The following writings are a series of writing called Writing Towards Home.  I began these writings many years ago as an exercise  for a class I was taking on poetry, with my favorite poet/teacher, Georgia Heard. 

These are rough drafts and always in the process of revision and editing.

Home is
The Brook
Eagleville, Ct.

Home is the playground provided by the natural brook running through our
property.  It is the green/gray moss that pads my bare feet as I squat and
watch for speckled native brook trout about to tug on my line.  Other times it
is the coolness of the cold water spinning like a whirlpool wrapping itself
 around my ankles as I bend to catch a fish by its hind legs.  It’s about
damming it up and letting the water rise into a  pool deep enough to dunk
my long curly hair or float aimlessly on an inner tube kicking my feet and
sliding my fingers through the water.  On hot humid days we shared our
“spa” with our friends and neighbors.   Our imaginations run wild with ideas for a water game to keep us cool and entertained.

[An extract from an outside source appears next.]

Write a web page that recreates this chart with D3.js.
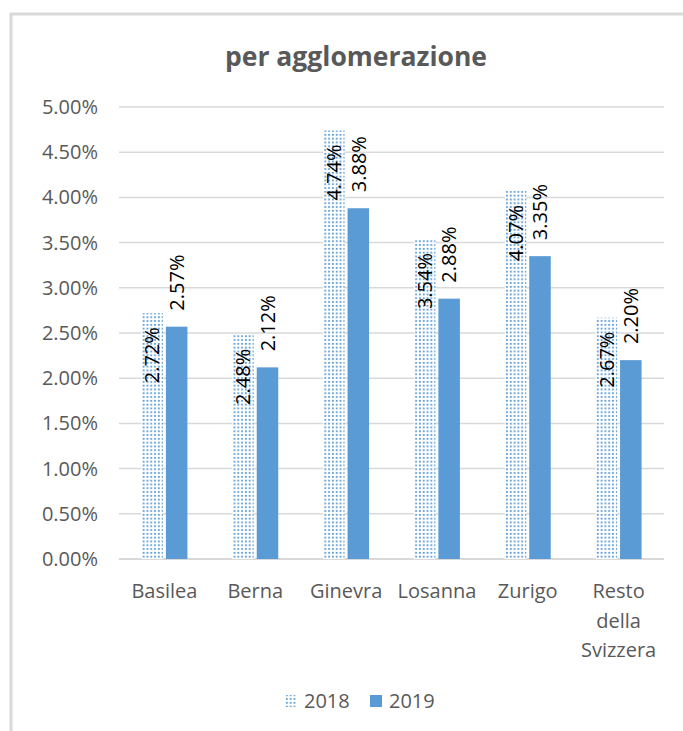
<!DOCTYPE html>
<html>
<head>
<meta charset="utf-8" />
<title>per agglomerazione</title>
<script src="https://d3js.org/d3.v7.min.js"></script>
<style>
  body { margin: 0; background: #ffffff; }
  text { font-family: 'Open Sans', sans-serif; }
</style>
</head>
<body>
<svg id="chart"></svg>
<script>
var categories = ["Basilea", "Berna", "Ginevra", "Losanna", "Zurigo", "Resto della Svizzera"];
var series = ["2018", "2019"];
var values2018 = [2.72, 2.48, 4.74, 3.54, 4.07, 2.67];
var values2019 = [2.57, 2.12, 3.88, 2.88, 3.35, 2.20];
var yTicks = [0, 0.5, 1, 1.5, 2, 2.5, 3, 3.5, 4, 4.5, 5];

var width = 683, height = 731;
var margin = {top: 107, right: 19, bottom: 172, left: 119};
var blue = "#5b9bd5";

var svg = d3.select("#chart").attr("width", width).attr("height", height);

// chart frame (cut at the right and bottom like the source)
svg.append("path")
  .attr("d", "M11," + height + "V14H" + width)
  .attr("fill", "none")
  .attr("stroke", "#d9d9d9")
  .attr("stroke-width", 3);

var defs = svg.append("defs");
var pat = defs.append("pattern")
  .attr("id", "dots")
  .attr("patternUnits", "userSpaceOnUse")
  .attr("width", 3.8).attr("height", 3.8);
pat.append("rect").attr("width", 3.8).attr("height", 3.8).attr("fill", "#ffffff");
pat.append("rect").attr("x", 0.9).attr("y", 0.9).attr("width", 1.8).attr("height", 1.8).attr("fill", blue);

var x = d3.scaleBand()
  .domain(categories)
  .range([margin.left, width - margin.right]);

var x1 = d3.scaleBand()
  .domain(series)
  .range([x.bandwidth() / 2 - 23, x.bandwidth() / 2 + 23])
  .paddingInner(0.12);

var y = d3.scaleLinear()
  .domain([0, 5])
  .range([height - margin.bottom, margin.top]);

// gridlines
svg.append("g").selectAll("line")
  .data(yTicks)
  .enter().append("line")
  .attr("x1", margin.left)
  .attr("x2", width - margin.right)
  .attr("y1", function(d) { return y(d); })
  .attr("y2", function(d) { return y(d); })
  .attr("stroke", "#d9d9d9")
  .attr("stroke-width", function(d) { return d === 0 ? 2 : 1.5; });

// y axis labels
var yAxis = d3.axisLeft(y)
  .tickValues(yTicks)
  .tickSize(0)
  .tickPadding(21)
  .tickFormat(function(d) { return d.toFixed(2) + "%"; });
var gy = svg.append("g")
  .attr("transform", "translate(" + margin.left + ",0)")
  .call(yAxis);
gy.select(".domain").remove();
gy.selectAll("text")
  .attr("fill", "#595959")
  .attr("font-size", "20px")
  .attr("font-family", "'Open Sans', sans-serif");

// bars
var rows = categories.map(function(c, i) {
  return {cat: c, vals: [{s: "2018", v: values2018[i]}, {s: "2019", v: values2019[i]}]};
});

var groups = svg.append("g").selectAll("g")
  .data(rows)
  .enter().append("g")
  .attr("transform", function(d) { return "translate(" + x(d.cat) + ",0)"; });

groups.selectAll("rect")
  .data(function(d) { return d.vals; })
  .enter().append("rect")
  .attr("x", function(d) { return x1(d.s); })
  .attr("width", x1.bandwidth())
  .attr("y", function(d) { return y(d.v); })
  .attr("height", function(d) { return y(0) - y(d.v); })
  .attr("fill", function(d) { return d.s === "2018" ? "url(#dots)" : blue; });

// data labels, rotated
groups.selectAll("text.lbl")
  .data(function(d) { return d.vals; })
  .enter().append("text")
  .attr("class", "lbl")
  .attr("transform", function(d) {
    var cx = x1(d.s) + x1.bandwidth() / 2;
    var cy = d.s === "2018" ? y(d.v) + 14 : y(d.v) - 16;
    return "translate(" + cx + "," + cy + ") rotate(-90)";
  })
  .attr("text-anchor", function(d) { return d.s === "2018" ? "end" : "start"; })
  .attr("dy", "0.36em")
  .attr("font-size", "20px")
  .attr("fill", "#000000")
  .text(function(d) { return d.v.toFixed(2) + "%"; });

// x axis labels with wrapping
var xLabels = svg.append("g").selectAll("text")
  .data(categories)
  .enter().append("text")
  .attr("x", function(d) { return x(d) + x.bandwidth() / 2; })
  .attr("y", y(0) + 39)
  .attr("text-anchor", "middle")
  .attr("font-size", "20px")
  .attr("fill", "#595959");
xLabels.each(function(d) {
  var words = d.split(" ");
  var t = d3.select(this);
  if (words.length > 2) {
    words.forEach(function(w, i) {
      t.append("tspan")
        .attr("x", x(d) + x.bandwidth() / 2)
        .attr("dy", i === 0 ? 0 : 29.5)
        .text(w);
    });
  } else {
    t.text(d);
  }
});

// title
svg.append("text")
  .attr("x", 356)
  .attr("y", 66)
  .attr("text-anchor", "middle")
  .attr("font-size", "26.5px")
  .attr("font-weight", "bold")
  .attr("fill", "#595959")
  .text("per agglomerazione");

// legend
var legend = svg.append("g").attr("transform", "translate(285,701)");
var legendItems = legend.selectAll("g")
  .data(series)
  .enter().append("g")
  .attr("transform", function(d, i) { return "translate(" + (i * 85) + ",0)"; });
legendItems.append("rect")
  .attr("x", 0).attr("y", -6)
  .attr("width", 12).attr("height", 12)
  .attr("fill", function(d) { return d === "2018" ? "url(#dots)" : blue; });
legendItems.append("text")
  .attr("x", 19)
  .attr("dy", "0.36em")
  .attr("font-size", "20px")
  .attr("fill", "#595959")
  .text(function(d) { return d; });
</script>
</body>
</html>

 In early spring ice clung to the edges of the brook like fragile brittle glass sitting on the edge of the shelf.   The water was too cold for bare feet but just right for kid sized waders .  April signaled my brother and I to grab our fishing poles and a can of worms and stand in the brook with hopes of catching sweet pink trout that we would gut, roll in cornbread, and fry in a cast iron skillet for dinner.  Later in the spring my dad would begin his ritual of planting a vegetable garden.  My brother and I dammed the brook close to the garden and waited for the yearly spawning of suckers  coming up stream.  We’d capture them in our nets and use them as fertilizer for the corn and pumpkins growing in the garden.

 The brook was where my first wildflower lessons with my dad began.  In the early spring yellow trout lilies bloomed along the banks of the brook.  Among the decaying tree branches and leaves jack-in-the-pulpits, scarlet trillium, blood roots, and lady slippers graced and framed the swollen banks of the brook.  Bright green skunk cabbage illuminated the stark brown ground beneath our feet.   The beauty of the colorful flowers and the cool, crisp, clean water seemed to be in direct contrast to the boundaries of the woodlands. 

 The brook was also a home to many unusual “pets”.  Endless water striders gliding over the water’s surface, crayfish lying beneath slippery rocks, and an occasional water snake sneaking around the water’s edge.  By far my favorites were the frogs and pollywogs that made our brook their home.  Mr. Croaker, my very large bullfrog, was  a playmate and confident until a large rain storm carried him away. 

The brook has been home - place of wonder, imagination, play, and life lessons for all seasons. It has become part of me.